WORK TO BE COMPLETED: Quote exactly, and only, the lines from the one with "Reproduce this chart with matplotlib." down to the one with "7.63, 7.69, 9.77, 12.5, 12.8]", both included.

MATERIAL TO PROCESS:
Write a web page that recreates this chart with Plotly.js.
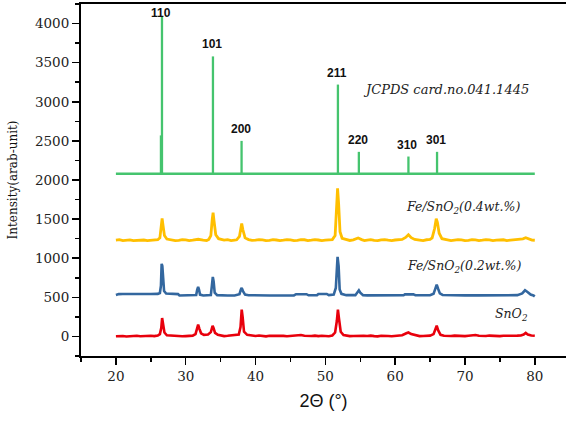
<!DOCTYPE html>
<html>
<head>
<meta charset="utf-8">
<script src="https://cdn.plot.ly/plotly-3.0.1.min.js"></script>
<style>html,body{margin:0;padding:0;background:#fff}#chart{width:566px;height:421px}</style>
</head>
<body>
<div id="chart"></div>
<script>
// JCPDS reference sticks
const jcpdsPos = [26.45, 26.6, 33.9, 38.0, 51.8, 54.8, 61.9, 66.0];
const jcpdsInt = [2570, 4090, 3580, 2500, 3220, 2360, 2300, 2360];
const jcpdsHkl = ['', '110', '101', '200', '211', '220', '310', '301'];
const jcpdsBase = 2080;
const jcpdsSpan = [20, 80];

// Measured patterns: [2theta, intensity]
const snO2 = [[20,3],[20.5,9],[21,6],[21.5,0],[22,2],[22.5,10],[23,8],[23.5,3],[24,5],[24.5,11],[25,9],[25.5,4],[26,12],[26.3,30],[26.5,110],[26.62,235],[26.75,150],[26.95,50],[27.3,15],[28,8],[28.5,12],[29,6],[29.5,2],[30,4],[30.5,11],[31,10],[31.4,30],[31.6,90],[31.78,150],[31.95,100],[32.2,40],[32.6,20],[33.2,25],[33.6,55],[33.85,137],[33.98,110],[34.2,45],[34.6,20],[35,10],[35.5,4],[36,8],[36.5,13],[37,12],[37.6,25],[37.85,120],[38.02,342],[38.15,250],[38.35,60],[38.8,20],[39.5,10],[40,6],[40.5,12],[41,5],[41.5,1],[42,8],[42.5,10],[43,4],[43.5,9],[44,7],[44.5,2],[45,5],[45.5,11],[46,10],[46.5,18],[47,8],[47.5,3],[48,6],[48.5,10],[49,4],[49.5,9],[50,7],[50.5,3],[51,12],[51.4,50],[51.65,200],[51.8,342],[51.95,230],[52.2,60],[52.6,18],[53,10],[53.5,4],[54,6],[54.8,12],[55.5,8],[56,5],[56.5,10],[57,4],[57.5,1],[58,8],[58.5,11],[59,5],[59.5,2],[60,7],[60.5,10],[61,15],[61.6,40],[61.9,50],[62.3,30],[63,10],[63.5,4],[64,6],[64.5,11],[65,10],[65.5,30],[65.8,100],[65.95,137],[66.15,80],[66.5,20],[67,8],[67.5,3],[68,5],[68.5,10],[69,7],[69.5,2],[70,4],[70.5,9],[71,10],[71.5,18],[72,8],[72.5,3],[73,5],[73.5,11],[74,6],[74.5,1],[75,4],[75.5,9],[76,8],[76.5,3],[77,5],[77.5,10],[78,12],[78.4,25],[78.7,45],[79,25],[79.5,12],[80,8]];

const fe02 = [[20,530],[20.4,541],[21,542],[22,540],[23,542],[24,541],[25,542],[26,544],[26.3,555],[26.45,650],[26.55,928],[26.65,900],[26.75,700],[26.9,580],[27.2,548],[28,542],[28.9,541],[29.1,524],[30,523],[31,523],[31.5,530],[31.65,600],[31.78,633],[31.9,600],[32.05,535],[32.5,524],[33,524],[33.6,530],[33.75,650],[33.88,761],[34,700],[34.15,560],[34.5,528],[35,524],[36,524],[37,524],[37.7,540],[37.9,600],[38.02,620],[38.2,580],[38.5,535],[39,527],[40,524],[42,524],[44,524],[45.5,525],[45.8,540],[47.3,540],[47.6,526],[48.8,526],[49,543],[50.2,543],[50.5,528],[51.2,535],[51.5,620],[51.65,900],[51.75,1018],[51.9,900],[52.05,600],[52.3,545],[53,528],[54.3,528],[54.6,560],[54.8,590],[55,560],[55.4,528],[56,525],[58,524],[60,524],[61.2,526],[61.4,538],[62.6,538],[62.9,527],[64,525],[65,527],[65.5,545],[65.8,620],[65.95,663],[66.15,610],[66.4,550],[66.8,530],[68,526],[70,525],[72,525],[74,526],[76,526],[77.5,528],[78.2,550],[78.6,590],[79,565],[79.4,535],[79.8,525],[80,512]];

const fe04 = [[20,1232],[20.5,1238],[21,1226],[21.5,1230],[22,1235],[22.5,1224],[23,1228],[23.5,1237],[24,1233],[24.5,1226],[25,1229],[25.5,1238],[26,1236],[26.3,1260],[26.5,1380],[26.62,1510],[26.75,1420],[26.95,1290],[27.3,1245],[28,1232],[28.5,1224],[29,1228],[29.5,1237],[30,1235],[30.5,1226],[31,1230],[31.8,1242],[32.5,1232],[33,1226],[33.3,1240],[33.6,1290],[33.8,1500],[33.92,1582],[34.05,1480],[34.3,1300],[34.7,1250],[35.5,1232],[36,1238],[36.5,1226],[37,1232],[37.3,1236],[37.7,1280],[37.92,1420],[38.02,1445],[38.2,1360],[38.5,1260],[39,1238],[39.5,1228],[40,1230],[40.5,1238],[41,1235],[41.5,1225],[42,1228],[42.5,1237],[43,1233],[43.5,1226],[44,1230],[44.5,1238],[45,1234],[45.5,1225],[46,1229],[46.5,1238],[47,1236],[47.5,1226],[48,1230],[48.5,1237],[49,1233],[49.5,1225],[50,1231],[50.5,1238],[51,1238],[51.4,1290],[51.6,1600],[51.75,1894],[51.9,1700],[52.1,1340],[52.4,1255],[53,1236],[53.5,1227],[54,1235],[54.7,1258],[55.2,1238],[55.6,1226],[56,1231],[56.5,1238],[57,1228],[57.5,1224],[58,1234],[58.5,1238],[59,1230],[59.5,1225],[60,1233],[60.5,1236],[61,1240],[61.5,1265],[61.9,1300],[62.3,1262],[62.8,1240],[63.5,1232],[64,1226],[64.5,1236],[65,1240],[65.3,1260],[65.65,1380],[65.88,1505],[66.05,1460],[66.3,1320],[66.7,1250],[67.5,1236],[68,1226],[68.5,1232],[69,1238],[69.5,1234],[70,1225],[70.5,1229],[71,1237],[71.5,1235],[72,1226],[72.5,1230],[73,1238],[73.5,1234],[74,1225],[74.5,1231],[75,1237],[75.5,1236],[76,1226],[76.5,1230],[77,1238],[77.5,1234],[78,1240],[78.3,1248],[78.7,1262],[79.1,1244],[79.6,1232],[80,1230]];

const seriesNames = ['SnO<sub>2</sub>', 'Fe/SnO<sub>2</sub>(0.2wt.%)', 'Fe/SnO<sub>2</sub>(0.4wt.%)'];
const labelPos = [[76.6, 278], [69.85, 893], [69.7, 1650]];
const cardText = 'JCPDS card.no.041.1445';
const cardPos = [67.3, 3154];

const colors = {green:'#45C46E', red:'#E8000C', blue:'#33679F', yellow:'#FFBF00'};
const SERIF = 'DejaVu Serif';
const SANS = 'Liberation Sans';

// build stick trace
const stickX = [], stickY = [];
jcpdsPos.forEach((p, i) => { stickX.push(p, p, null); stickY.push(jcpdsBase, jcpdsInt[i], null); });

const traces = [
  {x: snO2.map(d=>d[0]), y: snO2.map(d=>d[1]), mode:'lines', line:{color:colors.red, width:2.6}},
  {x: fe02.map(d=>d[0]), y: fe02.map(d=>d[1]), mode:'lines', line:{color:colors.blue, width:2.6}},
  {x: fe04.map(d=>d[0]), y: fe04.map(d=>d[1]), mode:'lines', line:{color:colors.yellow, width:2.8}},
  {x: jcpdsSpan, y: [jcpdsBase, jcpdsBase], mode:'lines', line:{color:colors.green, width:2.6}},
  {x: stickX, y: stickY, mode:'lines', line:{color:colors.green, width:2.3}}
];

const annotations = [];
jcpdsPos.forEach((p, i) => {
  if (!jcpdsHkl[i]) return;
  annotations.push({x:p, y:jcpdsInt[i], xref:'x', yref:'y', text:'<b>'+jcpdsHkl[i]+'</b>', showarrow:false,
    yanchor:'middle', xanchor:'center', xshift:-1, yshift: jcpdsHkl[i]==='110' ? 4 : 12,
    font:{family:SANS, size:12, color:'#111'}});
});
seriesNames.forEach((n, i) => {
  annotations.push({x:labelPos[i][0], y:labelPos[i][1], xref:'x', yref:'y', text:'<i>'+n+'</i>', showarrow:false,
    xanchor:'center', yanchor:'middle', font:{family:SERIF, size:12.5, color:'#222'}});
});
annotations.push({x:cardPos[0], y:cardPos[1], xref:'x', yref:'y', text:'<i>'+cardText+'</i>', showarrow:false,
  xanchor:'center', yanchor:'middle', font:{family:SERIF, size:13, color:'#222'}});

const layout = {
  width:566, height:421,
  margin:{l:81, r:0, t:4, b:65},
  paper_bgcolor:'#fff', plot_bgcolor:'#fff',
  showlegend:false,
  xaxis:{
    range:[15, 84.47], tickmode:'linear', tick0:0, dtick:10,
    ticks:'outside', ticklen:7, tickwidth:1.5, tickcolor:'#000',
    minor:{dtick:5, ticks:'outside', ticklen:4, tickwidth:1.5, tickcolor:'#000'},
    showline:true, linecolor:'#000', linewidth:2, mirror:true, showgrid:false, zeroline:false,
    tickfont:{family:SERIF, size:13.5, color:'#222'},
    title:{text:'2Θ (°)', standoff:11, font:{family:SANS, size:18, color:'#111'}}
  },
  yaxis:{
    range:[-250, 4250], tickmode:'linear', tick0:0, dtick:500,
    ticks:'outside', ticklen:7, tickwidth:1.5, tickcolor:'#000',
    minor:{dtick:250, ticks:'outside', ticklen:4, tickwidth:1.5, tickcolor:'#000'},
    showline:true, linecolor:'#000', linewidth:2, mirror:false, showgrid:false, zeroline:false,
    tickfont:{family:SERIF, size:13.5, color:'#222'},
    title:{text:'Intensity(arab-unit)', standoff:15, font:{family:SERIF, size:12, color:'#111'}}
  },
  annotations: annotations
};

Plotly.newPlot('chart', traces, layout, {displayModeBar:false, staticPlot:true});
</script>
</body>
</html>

---

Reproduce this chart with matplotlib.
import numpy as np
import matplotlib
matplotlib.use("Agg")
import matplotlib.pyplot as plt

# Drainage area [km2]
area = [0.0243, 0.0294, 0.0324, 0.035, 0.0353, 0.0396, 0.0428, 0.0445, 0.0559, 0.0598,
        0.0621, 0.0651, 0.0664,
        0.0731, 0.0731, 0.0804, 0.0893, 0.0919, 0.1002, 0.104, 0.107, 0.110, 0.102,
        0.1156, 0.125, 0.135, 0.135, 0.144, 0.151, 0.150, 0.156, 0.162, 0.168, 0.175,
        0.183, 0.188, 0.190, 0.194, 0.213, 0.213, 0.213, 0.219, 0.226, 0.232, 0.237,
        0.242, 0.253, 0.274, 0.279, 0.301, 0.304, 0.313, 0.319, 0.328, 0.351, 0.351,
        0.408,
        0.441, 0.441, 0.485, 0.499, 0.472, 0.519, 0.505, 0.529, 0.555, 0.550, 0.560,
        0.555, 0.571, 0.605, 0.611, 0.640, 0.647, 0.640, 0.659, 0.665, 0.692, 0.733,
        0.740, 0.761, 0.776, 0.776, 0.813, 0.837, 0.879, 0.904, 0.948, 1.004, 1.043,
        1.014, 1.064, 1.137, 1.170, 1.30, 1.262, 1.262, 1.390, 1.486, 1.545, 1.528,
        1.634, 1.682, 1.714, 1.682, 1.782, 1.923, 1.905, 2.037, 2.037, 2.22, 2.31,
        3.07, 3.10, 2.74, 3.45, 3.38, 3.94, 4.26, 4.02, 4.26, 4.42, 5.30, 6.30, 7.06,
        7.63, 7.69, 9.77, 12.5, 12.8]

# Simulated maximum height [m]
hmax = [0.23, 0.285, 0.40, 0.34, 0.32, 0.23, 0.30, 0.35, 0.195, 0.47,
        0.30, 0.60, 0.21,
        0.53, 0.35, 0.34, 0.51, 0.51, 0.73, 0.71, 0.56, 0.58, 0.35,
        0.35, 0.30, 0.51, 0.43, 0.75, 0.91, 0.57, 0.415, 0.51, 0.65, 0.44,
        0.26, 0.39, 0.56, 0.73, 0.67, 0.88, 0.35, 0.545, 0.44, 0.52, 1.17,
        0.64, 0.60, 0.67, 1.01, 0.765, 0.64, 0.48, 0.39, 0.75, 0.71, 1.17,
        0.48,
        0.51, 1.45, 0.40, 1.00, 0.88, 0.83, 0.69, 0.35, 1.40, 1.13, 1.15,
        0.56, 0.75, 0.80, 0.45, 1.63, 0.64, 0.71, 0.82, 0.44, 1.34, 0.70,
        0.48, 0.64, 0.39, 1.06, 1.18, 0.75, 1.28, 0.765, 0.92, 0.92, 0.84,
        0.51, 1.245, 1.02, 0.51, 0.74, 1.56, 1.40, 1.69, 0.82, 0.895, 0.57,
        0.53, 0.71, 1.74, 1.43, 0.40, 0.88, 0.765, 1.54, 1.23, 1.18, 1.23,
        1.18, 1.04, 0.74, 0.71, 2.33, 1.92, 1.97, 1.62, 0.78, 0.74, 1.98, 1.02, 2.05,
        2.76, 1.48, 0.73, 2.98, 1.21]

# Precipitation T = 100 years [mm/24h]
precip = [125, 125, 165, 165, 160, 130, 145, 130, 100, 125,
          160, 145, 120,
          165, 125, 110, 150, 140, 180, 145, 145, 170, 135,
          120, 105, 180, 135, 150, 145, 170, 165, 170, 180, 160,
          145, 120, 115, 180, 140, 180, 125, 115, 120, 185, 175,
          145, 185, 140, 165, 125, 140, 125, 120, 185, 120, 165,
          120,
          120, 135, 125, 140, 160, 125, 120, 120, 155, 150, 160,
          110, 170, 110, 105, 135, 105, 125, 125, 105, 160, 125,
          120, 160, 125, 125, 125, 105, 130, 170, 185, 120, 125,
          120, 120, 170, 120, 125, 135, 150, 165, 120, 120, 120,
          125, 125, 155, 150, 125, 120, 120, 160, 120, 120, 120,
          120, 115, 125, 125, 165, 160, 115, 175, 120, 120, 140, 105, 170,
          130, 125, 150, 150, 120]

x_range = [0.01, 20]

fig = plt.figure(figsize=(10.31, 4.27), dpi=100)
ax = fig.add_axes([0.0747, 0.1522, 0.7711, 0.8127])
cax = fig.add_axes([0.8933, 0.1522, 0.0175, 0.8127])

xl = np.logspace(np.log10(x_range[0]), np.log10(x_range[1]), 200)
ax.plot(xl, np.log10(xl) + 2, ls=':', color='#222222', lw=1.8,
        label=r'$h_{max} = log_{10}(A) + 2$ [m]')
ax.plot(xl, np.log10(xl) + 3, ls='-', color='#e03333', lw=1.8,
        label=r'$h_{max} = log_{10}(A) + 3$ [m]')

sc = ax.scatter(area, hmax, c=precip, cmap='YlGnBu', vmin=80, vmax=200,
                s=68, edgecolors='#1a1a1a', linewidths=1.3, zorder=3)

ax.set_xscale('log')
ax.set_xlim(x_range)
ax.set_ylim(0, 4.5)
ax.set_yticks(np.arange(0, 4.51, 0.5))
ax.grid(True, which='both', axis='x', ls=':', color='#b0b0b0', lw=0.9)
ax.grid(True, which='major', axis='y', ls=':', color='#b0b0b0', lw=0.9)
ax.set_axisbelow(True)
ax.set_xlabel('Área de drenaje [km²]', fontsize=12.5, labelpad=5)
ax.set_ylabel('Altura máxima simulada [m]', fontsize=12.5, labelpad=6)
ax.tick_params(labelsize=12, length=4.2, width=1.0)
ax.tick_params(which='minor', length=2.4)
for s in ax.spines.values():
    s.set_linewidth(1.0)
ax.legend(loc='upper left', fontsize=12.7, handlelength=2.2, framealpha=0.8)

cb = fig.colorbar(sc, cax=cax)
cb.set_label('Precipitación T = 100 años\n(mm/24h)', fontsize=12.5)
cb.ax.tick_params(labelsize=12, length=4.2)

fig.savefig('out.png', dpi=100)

RESPONSE TO THE EXERCISE:
Reproduce this chart with matplotlib.
import numpy as np
import matplotlib
matplotlib.use("Agg")
import matplotlib.pyplot as plt

# Drainage area [km2]
area = [0.0243, 0.0294, 0.0324, 0.035, 0.0353, 0.0396, 0.0428, 0.0445, 0.0559, 0.0598,
        0.0621, 0.0651, 0.0664,
        0.0731, 0.0731, 0.0804, 0.0893, 0.0919, 0.1002, 0.104, 0.107, 0.110, 0.102,
        0.1156, 0.125, 0.135, 0.135, 0.144, 0.151, 0.150, 0.156, 0.162, 0.168, 0.175,
        0.183, 0.188, 0.190, 0.194, 0.213, 0.213, 0.213, 0.219, 0.226, 0.232, 0.237,
        0.242, 0.253, 0.274, 0.279, 0.301, 0.304, 0.313, 0.319, 0.328, 0.351, 0.351,
        0.408,
        0.441, 0.441, 0.485, 0.499, 0.472, 0.519, 0.505, 0.529, 0.555, 0.550, 0.560,
        0.555, 0.571, 0.605, 0.611, 0.640, 0.647, 0.640, 0.659, 0.665, 0.692, 0.733,
        0.740, 0.761, 0.776, 0.776, 0.813, 0.837, 0.879, 0.904, 0.948, 1.004, 1.043,
        1.014, 1.064, 1.137, 1.170, 1.30, 1.262, 1.262, 1.390, 1.486, 1.545, 1.528,
        1.634, 1.682, 1.714, 1.682, 1.782, 1.923, 1.905, 2.037, 2.037, 2.22, 2.31,
        3.07, 3.10, 2.74, 3.45, 3.38, 3.94, 4.26, 4.02, 4.26, 4.42, 5.30, 6.30, 7.06,
        7.63, 7.69, 9.77, 12.5, 12.8]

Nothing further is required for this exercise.